ひとりのお供を決めておく

注文後、特にかしこまらない、いわゆる大衆店なら自分の時間に没頭してもいいでしょう。私はだいたい電子書籍を持参して、飲みながら読書をしています。とはいえ、酔うと内容を全く覚えていないことが多いので、酒場では軽いエッセイか、複雑でないミステリーがいいでしょう。

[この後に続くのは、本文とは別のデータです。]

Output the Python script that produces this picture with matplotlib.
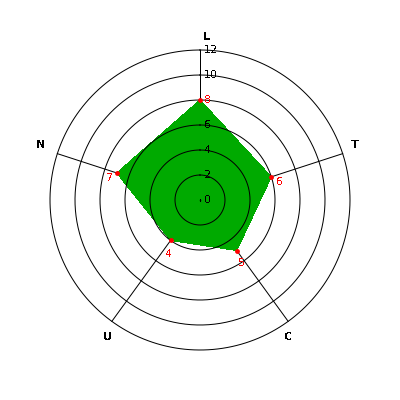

ひとりの時のアイテムは人それぞれ。以前、「dancyu」(2024年7月号)で南インド料理を世に広めるだけではなく、エッセイストとしても有名な稲田俊輔さん、食に関する多くの素晴らしい著書を持つ井川直子さんと「ひとり食べ」がテーマの鼎談をしたのですが、井川さんはメニューを眺めるのが好きだそうで、「メニューって文学だと思う」とおっしゃっていました。

(写真はイメージ。写真提供:Photo AC)

確かに個性のあるメニューは面白く、飽きないんですよね。最近の居酒屋系は特にメニュー名で勝負をしようとしているので、改めて見てみてください。ポテサラ一つとっても個性が爆発しています。“**流”、“大人の”といったものから、焼きポテサラ、桃色ポテサラ、とろけるポテサラ……。先日はついに「ふつうのポテサラ」というメニューにも出合い、なんだか新鮮でした。

ちなみに稲田さんは、キャリーバッグを持参するそうです。「私は出張中でこの店に来ました。決して友達がいないわけではありません」という、店に対してのアリバイ作りのためだと。ひとりでお店に入る勇気のない人にはおすすめということでした。

いずれにせよ、ひとりの時のお供を決めておくと、より楽しめるのは確かです。